[Zope3-Users] zodb objects backup

Mon Feb 27 10:42:23 EST 2006

On Feb 26, 2006, at 4:33 PM, Shaun Cutts wrote:

> Thanks Gary!
>
> Ah -- very nice: so Data.fs *is* a transaction log. In theory an RDBMS
> with write ahead logging is still more secure because the transaction
> log is only backup, and the rest of the database is another copy of  
> the
> current state (though not with undo capability).
>
> But with replication, this issue is taken care of. (Too bad  
> replication
> isn't part of the core functionality....)

Some people use ZRS, some people have strategies with  
DirectoryStorage, some people use repozo as described in the first  
link I sent, some are exploring other options like PGStorage.

> Also nice is
> http://www.python.org/workshops/2000-01/proceedings/papers/fulton/ 
> zodb3.
> html#pgfId=294502
> Section 3.1... so ZODB is effectively doing MVCCS and with per-object
> locks to resolve conflicts.

That paper is old: the ZODB is doing MVCC now with full views of the  
database at the time of transaction start.  There's a doc in the wiki  
describing it.

> (Question: can one explicitly lock an object
> without changing it? I guess just setting _p_changed?)

That will mark it as changed whether or not it was, yes.  I'm pretty  
sure (but notice caveat) that this will "dirty" the object, as far as  
write conflicts are concerned, whether or not the object actually  
changed.

> Are there any benchmarks available?

I believe there is a ZODB bench somewhere.  I don't know much about it.

>
> We can't abandon Postgres entirely:
>   1) we have custom aggregate statistical functions in C
>   2) we have to allow third-party ODBC access to certain views
>   3) general lack of query language potentially problematic for
> datamining

Especially for third parties (non-Zope/ZODB experts).  Two  
"howevers": first, I'm led to believe that datamining generally  
happens externally from apps anyway, so the Postgres slave idea (that  
you have below) would work quite well. Second, even in a ZODB app, as  
with an SQL app, if you know where the data resides, know the  
available indexes, know how to build and populate new indexes, and  
know how to intersect and union results, you can do just about  
anything you want.  The difference is just that "everyone" knows SQL  
spelling for that stuff, and much fewer know the nitty-gritty of  
spelling that with Zope 3 indexes.

> But 1)-2)-3) for us are "read-only" needs, so in theory, with
> replication, we could use Postgres as a slave to ZODB master.

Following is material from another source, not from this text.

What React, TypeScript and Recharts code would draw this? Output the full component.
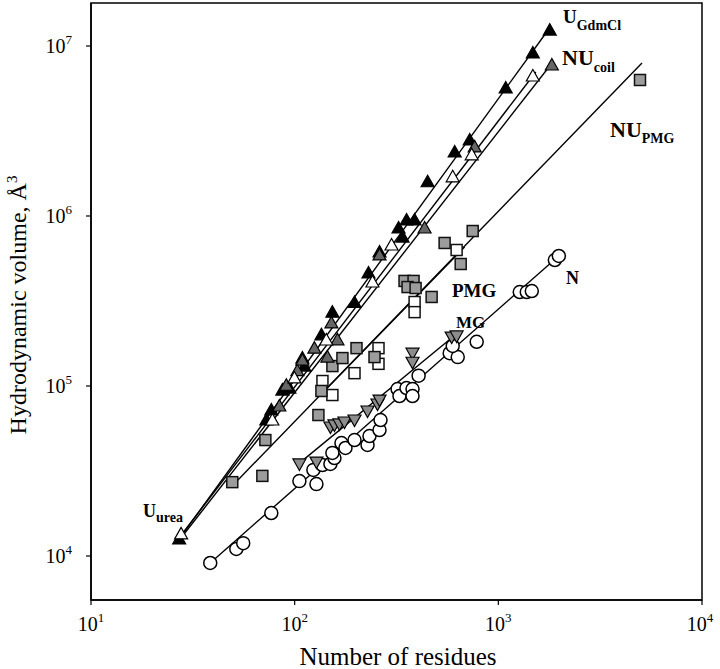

Yes, I've considered an architecture like that recently myself for  
some projects.  Other approaches are to use the Zope database  
adapters (which handle the transaction machinery), and then write  
simple wrappers that produce throw-away, non-persistent objects that  
persist the data in Postgres.  Another would be to monetarily support  
someone like Shane to see if a solution like the PG storage will help.

I would not encourage (and, perhaps too gently, have not encouraged)  
someone without either a lot of ZODB knowledge or a lot of time and  
energy to become a very deep ZODB expert to pursue the __getstate__  
__setstate__ approach you showed.  It's an interesting idea, but you  
are really bypassing huge chunks of the ZODB machinery, probably to  
your loss.  Much safer to deal with the Zope DBA stuff (persistent  
data in transient objects) or, if you are an expert or want to be  
one, with an approach like Shane's.

> Again, benchmarks would be nice. We haven't yet speced out, let alone
> bought, the hardware for our production system, so I couldn't yet say
> how high the bar is.

I don't have these, and I'm not even sure exactly what you want.

Gary